Pauken was replaced by his former second-in-command, Susan Weddington. Like current vice-chair David Barton, Weddington comes from the Christian conservative camp. (Barton runs a fundamentalist ministry in Aledo.) What many party activists didn’t know about Weddington was that she wouldn’t see things the way Pauken did. “Don’t mistake everybody who is pro-life as being part of that Pauken crowd,” Rister explains. Weddington may be just as conservative as Pauken, but she is not interested in party purity so much as she is in expanding the party and electing Republicans.

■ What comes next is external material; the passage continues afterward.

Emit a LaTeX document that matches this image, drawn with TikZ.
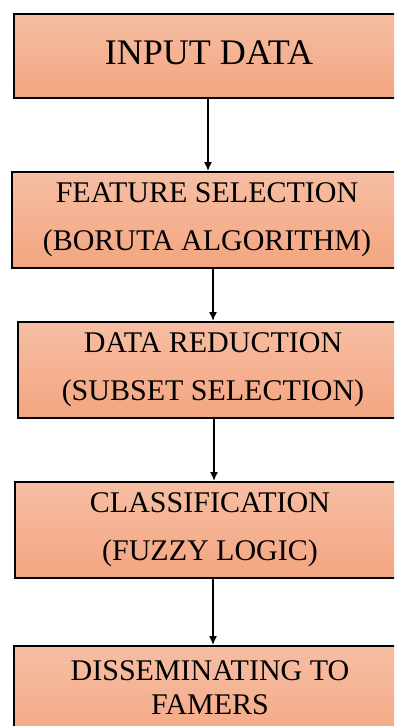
\documentclass[tikz,border=0pt]{standalone}
\usepackage{fontspec}
\setmainfont{Liberation Serif}
\usetikzlibrary{arrows.meta}
\definecolor{boxtop}{RGB}{246,190,163}
\definecolor{boxbot}{RGB}{244,165,128}
\tikzset{
  stage/.style={draw=black, line width=2pt, top color=boxtop, bottom color=boxbot,
    inner sep=0pt, align=center, font=\fontsize{30}{48}\selectfont},
  flow/.style={line width=1.5pt, -{Latex[length=9pt,width=8pt]}}
}
\begin{document}
\begin{tikzpicture}[x=1pt,y=-1pt]
\useasboundingbox (0,0) rectangle (394,726);
\fill[white] (0,0) rectangle (394,726);
\clip (0,0) rectangle (394,726);
% processing stages, top to bottom
\node[stage, minimum width=390, minimum height=84, font=\fontsize{36}{40}\selectfont]
  (input) at (209,56) {\raisebox{7pt}{INPUT DATA}};
\node[stage, minimum width=390, minimum height=96]
  (feature) at (207,220) {FEATURE SELECTION\\(BORUTA ALGORITHM)};
\node[stage, minimum width=390, minimum height=96]
  (reduce) at (213,370) {DATA REDUCTION\\(SUBSET SELECTION)};
\node[stage, minimum width=390, minimum height=96]
  (classify) at (210,530) {CLASSIFICATION\\(FUZZY LOGIC)};
\node[stage, minimum width=392, minimum height=110, font=\fontsize{30}{34}\selectfont]
  (dissem) at (210,701) {\raisebox{4pt}[0pt][0pt]{\begin{tabular}{@{}c@{}}DISSEMINATING TO\\FAMERS\end{tabular}}};
% connectors
\draw[flow] (input.south -| 208,0) -- (feature.north -| 208,0);
\draw[flow] (feature.south -| 213,0) -- (reduce.north -| 213,0);
\draw[flow] (reduce.south -| 214,0) -- (classify.north -| 214,0);
\draw[flow] (classify.south -| 213,0) -- (dissem.north -| 213,0);
\end{tikzpicture}
\end{document}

During the 1998 state party convention, Weddington drew a line in the sand over a plan endorsed by Republican National Committeeman Tim Lambert, the de facto heir to the Pauken faction, to move candidate selection from the Republican party primary to a caucus system. In a caucus system (such as the one practiced in Iowa), candidates are chosen by delegates at the convention, rather than through primaries open to all voters. This greatly enhances the power of party activists. It has been the ability of Rove and the major donors to dump money into primary campaigns of their choosing that has thwarted the right-wing time and again. “It’s a tactical split. They [Lambert] want to close the party up, and Susan wants to reach out, and grow the party,” Rister said. Weddington organized delegates and mid-level leadership against the plan, and she prevailed. “A lot of people see that as a sort of watershed change,” for the party leadership, Rister said. Guenthner’s accusations notwithstanding, the result has been that the party is attracting the confidence of donors and is back in the black.

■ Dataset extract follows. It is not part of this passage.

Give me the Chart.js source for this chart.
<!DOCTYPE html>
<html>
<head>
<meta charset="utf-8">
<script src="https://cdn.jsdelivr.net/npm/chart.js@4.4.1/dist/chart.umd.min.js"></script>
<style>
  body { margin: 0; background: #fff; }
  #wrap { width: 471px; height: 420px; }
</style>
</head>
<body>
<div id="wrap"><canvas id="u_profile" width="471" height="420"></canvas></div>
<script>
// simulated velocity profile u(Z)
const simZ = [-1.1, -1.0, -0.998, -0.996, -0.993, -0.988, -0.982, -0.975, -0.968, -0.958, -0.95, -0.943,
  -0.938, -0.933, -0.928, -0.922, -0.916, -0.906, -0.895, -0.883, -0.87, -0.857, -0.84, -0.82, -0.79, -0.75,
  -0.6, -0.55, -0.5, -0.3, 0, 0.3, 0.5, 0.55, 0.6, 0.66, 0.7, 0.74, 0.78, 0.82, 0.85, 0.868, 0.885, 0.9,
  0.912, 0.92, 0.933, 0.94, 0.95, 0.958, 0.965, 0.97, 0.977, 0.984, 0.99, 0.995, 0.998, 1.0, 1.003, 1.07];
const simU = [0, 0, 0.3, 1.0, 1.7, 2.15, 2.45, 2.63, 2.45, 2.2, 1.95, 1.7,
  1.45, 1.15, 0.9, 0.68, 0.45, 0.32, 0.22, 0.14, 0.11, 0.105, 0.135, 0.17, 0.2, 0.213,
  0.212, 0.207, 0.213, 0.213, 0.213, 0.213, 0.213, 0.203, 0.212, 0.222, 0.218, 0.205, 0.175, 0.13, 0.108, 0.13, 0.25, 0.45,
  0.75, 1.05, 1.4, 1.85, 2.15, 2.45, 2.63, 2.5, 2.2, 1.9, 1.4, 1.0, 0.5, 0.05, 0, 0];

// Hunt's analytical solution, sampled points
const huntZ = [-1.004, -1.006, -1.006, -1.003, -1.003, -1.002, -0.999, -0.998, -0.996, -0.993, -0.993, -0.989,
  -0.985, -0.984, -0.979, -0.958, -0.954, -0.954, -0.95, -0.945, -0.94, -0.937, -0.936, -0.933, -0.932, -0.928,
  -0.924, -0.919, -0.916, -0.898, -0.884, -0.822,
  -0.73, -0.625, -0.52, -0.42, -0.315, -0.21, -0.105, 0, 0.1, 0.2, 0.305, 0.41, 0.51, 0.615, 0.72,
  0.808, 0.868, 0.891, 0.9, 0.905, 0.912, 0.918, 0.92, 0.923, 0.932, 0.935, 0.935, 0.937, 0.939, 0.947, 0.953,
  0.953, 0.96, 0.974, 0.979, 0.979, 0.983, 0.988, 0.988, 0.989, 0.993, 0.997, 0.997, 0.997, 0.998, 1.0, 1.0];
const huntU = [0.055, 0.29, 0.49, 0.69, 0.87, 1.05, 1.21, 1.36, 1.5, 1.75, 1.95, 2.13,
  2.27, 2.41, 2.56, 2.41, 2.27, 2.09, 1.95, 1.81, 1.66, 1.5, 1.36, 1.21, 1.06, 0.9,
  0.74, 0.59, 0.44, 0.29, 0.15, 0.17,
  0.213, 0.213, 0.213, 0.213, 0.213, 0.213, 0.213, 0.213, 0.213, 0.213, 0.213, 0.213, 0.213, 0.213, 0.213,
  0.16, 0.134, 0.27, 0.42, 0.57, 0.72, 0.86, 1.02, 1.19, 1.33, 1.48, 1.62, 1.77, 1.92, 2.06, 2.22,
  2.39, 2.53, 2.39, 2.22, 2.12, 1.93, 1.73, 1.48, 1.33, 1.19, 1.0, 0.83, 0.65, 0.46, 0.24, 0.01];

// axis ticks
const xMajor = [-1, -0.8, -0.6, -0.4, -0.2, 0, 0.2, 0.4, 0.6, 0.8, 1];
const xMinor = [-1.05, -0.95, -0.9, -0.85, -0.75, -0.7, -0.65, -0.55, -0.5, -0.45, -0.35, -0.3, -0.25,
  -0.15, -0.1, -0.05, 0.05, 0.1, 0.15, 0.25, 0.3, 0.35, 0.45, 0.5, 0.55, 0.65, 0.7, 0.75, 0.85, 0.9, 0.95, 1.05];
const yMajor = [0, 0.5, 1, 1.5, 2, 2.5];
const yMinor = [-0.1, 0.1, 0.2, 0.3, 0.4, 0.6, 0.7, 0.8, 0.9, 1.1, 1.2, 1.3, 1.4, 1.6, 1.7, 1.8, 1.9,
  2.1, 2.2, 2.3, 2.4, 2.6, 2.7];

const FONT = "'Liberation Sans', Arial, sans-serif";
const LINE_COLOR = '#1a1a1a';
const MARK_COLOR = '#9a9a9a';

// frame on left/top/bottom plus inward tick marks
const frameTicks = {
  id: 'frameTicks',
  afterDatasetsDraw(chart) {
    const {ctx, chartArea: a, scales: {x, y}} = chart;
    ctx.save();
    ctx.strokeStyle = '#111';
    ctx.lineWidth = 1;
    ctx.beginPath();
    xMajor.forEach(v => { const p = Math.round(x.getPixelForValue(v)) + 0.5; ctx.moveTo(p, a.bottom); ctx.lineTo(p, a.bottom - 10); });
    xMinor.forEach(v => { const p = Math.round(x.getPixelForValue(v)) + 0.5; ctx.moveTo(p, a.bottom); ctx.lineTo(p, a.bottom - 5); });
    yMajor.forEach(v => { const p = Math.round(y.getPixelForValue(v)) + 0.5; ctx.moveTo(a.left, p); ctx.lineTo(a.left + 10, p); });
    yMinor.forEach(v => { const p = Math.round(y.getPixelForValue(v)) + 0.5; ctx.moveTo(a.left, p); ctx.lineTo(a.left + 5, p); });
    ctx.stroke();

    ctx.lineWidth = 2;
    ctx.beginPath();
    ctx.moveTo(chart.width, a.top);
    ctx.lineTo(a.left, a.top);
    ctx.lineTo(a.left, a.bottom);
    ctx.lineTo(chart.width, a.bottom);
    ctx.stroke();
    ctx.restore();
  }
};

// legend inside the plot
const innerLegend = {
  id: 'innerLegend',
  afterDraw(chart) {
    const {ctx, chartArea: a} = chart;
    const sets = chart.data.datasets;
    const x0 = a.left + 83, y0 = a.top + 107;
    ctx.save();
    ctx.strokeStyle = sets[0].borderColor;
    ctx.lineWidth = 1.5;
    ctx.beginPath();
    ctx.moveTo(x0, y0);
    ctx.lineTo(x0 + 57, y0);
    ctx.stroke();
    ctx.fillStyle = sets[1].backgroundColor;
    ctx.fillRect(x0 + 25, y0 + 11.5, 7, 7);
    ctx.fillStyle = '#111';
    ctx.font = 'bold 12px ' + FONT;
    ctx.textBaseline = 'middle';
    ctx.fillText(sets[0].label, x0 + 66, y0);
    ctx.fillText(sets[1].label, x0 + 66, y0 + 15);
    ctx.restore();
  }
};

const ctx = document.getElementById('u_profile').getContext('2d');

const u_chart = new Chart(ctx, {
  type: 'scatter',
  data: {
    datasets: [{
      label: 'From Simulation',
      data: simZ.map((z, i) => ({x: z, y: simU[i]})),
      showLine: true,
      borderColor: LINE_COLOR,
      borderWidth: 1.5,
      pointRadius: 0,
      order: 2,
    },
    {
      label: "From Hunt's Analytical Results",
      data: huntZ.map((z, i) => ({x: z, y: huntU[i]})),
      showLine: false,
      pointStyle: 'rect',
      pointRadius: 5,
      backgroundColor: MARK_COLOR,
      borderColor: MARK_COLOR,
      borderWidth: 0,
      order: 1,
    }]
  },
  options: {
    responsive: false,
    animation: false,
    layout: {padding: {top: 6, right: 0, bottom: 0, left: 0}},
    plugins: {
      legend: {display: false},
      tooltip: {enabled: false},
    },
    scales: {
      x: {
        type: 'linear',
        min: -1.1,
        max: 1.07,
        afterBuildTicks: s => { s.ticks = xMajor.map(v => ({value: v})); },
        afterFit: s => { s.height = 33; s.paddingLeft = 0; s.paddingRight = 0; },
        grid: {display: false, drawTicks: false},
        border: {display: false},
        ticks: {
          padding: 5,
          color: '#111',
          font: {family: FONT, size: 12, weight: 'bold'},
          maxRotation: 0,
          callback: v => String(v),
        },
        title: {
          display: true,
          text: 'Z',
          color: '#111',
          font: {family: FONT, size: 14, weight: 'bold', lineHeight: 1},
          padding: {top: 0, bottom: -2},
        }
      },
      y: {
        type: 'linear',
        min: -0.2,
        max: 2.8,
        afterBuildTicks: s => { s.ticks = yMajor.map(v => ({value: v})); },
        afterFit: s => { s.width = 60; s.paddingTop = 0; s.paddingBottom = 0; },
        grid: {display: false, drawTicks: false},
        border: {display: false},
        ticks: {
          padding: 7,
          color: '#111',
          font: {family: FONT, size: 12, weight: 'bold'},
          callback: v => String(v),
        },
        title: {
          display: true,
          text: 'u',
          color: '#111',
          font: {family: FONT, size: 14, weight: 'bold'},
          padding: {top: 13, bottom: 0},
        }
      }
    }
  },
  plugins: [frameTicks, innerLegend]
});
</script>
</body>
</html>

But the fight within the party is far from over. The most recent battleground has been the State Board of Education, long a stronghold of the party’s right wing. One of the leading heroes of the revolution was martyred to the cause last spring, when outspoken Board conservative Bob Offutt was targeted by Bill Ratliff and Karl Rove, who recruited and financed a more moderate primary opponent. Offutt had actually campaigned against Bush during the presidential campaign. Even prior to that affront, the board had become a major embarrassment for the Bush administration and for the party. In addition to their usual obstructionist tactics and railings against the “Austin education establishment,” the Permanent School Fund had been mismanaged. Early in his tenure, Governor Perry snubbed board conservatives by naming a moderate Republican board chairperson.

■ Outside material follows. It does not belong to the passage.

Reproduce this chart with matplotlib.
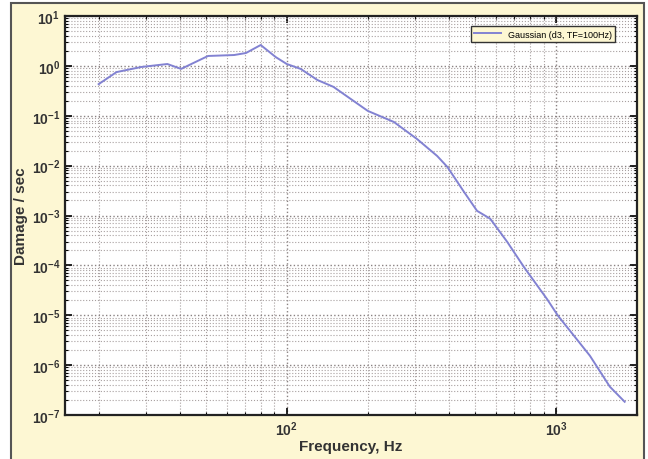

Though their influence may have peaked under Pauken, Christian conservatives still compose 70 to 80 percent of the delegates and alternates to the convention, Rister estimates. They aren’t likely to take Perry and Ratliff’s heavy hand well. Add to that the departure of the Bush camp, especially top consultant Karl Rove, and there is a power vacuum in the party. Some aren’t sorry to see Bush go. “I think a lot of what has happened in terms of the lack of identity of the party right now is directly related to Bush,” Guenthner told the Observer. “I mean from day one, the m.o. of the Bush folks was let’s play nice with the Dems, let them have their way on the stuff that we can let them get away with, and declare victory,” he said. For some in the party that’s politics. But for others, like Guenthner, it’s anathema. And it can’t last. “The party has to figure out again what it is about and who it is.” Among Texas Republicans, those are fighting words.